Given problem: Select, from the material below, each line with "matplotlib" in it.
>>>>
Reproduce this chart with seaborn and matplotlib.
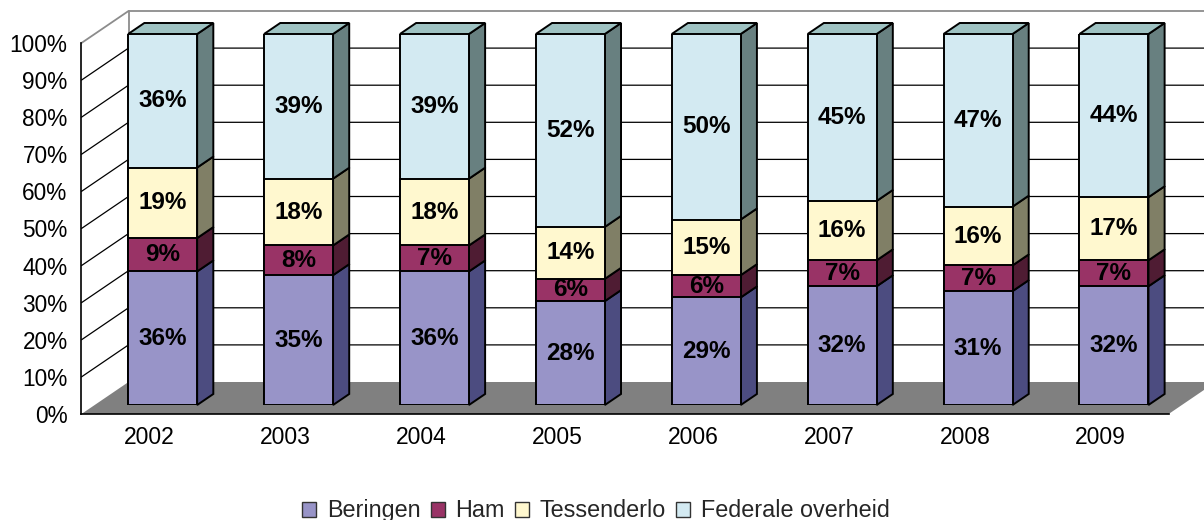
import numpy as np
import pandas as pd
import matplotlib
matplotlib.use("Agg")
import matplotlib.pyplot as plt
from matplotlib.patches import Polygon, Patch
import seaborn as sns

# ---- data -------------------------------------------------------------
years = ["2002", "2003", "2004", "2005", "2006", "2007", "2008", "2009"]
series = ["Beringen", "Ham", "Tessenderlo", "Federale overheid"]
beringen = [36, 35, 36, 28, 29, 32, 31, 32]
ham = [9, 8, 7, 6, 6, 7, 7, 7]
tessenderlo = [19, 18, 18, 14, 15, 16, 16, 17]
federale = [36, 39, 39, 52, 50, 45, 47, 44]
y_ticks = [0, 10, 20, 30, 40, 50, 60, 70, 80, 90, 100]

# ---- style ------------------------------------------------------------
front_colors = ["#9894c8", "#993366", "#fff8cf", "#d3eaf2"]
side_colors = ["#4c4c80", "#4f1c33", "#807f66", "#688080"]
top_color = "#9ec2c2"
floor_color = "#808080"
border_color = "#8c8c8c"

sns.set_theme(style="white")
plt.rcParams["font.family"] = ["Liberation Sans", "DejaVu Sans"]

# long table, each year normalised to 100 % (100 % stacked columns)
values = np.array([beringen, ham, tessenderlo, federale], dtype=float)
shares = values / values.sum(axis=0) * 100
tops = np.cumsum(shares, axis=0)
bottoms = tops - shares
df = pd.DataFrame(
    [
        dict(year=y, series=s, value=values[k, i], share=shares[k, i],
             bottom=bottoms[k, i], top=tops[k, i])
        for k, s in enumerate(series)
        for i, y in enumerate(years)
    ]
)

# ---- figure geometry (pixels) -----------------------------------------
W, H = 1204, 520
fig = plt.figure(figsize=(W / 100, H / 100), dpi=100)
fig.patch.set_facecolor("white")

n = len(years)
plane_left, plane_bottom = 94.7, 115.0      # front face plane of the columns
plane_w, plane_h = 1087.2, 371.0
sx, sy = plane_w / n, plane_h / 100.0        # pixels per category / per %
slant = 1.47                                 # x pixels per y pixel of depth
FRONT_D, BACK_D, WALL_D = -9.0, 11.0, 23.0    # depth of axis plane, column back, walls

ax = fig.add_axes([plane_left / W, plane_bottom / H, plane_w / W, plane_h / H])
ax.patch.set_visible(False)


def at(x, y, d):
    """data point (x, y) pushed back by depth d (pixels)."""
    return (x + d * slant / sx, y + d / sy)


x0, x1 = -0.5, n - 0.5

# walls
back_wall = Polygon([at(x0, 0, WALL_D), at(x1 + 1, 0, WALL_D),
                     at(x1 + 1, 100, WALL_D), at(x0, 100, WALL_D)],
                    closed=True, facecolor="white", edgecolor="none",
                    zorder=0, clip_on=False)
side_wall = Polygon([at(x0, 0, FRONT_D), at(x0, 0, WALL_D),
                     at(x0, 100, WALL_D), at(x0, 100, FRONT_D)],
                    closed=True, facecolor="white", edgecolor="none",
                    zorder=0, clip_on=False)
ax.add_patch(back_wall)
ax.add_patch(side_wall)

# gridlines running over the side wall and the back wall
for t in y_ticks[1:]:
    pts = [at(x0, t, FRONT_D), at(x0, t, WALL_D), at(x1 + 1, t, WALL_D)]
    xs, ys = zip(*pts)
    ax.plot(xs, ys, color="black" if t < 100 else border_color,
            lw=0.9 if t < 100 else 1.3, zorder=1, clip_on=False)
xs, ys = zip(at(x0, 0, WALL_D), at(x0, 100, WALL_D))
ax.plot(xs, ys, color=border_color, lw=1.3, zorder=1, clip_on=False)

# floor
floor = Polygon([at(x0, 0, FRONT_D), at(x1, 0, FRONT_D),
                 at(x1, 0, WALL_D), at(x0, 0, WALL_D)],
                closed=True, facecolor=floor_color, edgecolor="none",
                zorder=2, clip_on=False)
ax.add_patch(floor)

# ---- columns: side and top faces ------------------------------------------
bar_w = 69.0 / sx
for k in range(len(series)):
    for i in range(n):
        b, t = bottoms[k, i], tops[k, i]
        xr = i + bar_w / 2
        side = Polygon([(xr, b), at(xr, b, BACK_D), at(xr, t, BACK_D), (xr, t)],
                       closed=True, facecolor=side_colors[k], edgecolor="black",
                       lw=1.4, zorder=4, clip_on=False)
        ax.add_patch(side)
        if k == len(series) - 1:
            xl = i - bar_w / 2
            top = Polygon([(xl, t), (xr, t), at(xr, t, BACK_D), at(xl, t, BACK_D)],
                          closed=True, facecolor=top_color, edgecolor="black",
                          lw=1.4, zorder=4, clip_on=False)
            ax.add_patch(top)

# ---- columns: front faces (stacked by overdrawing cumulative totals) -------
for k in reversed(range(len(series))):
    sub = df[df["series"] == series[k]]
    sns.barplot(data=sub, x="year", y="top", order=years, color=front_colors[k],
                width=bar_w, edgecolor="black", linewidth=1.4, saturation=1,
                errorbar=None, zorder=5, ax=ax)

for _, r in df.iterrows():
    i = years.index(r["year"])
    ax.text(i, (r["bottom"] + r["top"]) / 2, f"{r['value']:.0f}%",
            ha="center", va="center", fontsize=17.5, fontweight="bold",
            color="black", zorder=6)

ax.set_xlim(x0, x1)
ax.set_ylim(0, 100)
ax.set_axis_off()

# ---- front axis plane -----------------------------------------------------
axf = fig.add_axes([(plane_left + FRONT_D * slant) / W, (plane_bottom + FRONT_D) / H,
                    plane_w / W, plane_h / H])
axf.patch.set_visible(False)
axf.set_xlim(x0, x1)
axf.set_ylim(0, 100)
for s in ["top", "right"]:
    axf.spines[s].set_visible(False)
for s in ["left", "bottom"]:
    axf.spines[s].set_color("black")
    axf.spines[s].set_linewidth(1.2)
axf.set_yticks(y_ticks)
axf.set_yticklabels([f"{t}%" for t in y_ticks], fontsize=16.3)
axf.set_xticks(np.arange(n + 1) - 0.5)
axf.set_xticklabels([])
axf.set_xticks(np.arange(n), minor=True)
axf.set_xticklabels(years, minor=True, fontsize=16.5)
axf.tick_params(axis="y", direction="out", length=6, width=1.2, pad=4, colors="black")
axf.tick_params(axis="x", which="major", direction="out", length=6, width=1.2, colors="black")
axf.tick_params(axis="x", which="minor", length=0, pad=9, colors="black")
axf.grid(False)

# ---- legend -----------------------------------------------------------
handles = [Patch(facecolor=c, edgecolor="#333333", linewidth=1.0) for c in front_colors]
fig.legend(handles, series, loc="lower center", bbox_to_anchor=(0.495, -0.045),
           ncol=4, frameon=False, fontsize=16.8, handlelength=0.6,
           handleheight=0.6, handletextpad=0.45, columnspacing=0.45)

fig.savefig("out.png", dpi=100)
<<<<
Answer to this task:
Reproduce this chart with seaborn and matplotlib.
import matplotlib
matplotlib.use("Agg")
import matplotlib.pyplot as plt
from matplotlib.patches import Polygon, Patch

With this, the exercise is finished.